Mme Sophie Primas, présidente. - Nous parlerons aussi des agents territoriaux en charge des espaces verts qui ont été particulièrement exposés, même si les collectivités territoriales essayent depuis quelques années de réduire l'utilisation des pesticides.
M. Joël Labbé. - Comme l'a dit Mme Nicole Bonnefoy, nous n'aurons pas le temps d'épuiser le sujet. Pourtant, il ne faudra pas oublier de traiter de la qualité de l'eau et de l'action des pesticides sur le phytoplancton marin. De même, il serait intéressant de voir comment, par des procédés « alternatifs », réduire l'utilisation de produits chimiques afin de minimiser leur impact sur l'environnement.
M. Gérard Bailly. - Les auditions pourront-elles être groupées ? Allons-nous recevoir les représentants de l'INRA ?

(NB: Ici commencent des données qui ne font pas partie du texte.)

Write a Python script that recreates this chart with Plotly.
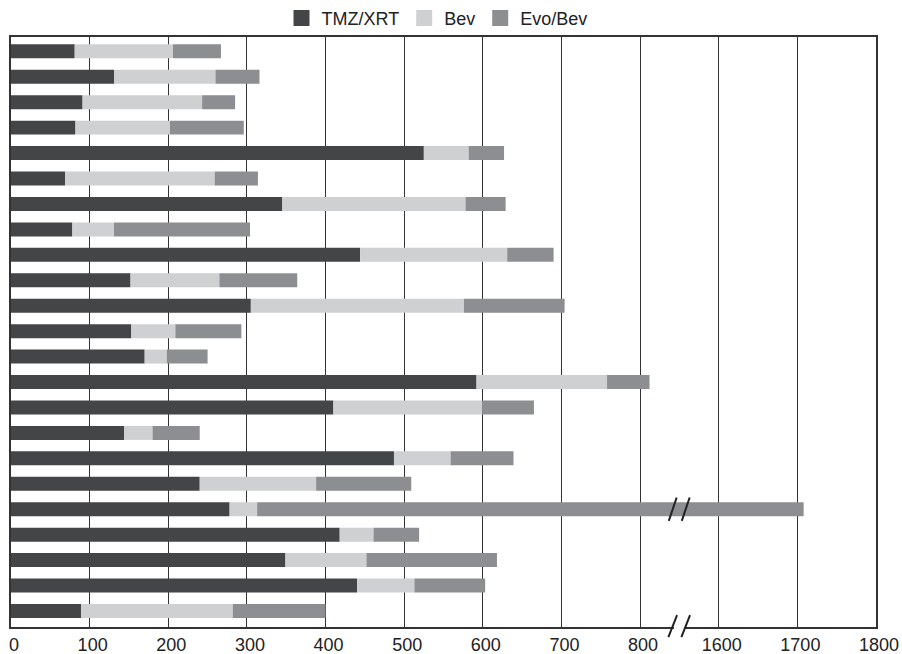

Mme Sophie Primas, présidente. - Les auditions seront regroupées en demi-journées dans toute la mesure du possible et celle de l'INRA est, bien évidemment, incontournable.
M. Yannick Botrel. - J'ai bien compris que vous vouliez vous en tenir à quelques sujets pour mieux les approfondir. Cependant, il serait regrettable de ne pas examiner l'impact des pesticides sur la chaîne alimentaire.
Mme Sophie Primas, présidente. - Ce thème devrait être abordé dans le tome II.
M. Henri Tandonnet. - Va-t-on étudier les différents produits phytosanitaires ?
Mme Nicole Bonnefoy, rapporteur. - Le tome I sera consacré à l'impact des pesticides sur la chaîne professionnelle. Le tome II permettra d'élargir le débat.
Quant au rapport de MM. Claude Gatignol et Jean-Claude Etienne, je rappelle qu'il a été très controversé puisqu'il a pu être considéré comme un éloge des pesticides et une négation de tout impact de ces produits sur la santé.
M. Gilbert Barbier. - Je n'ai pas dit qu'il fallait en faire l'apologie, mais la critique !
Mme Sophie Primas, présidente. - C'est pour cette raison que je prône un examen équilibré de cette question.
Mme Nicole Bonnefoy, rapporteur. - Je vous invite vivement à participer au colloque sur les pesticides et la santé qui se tiendra au Sénat les 23 et 24 mars et dont je vais vous distribuer le programme. Ce colloque sera suivi d'un documentaire très intéressant intitulé « Les combattants de la terre ».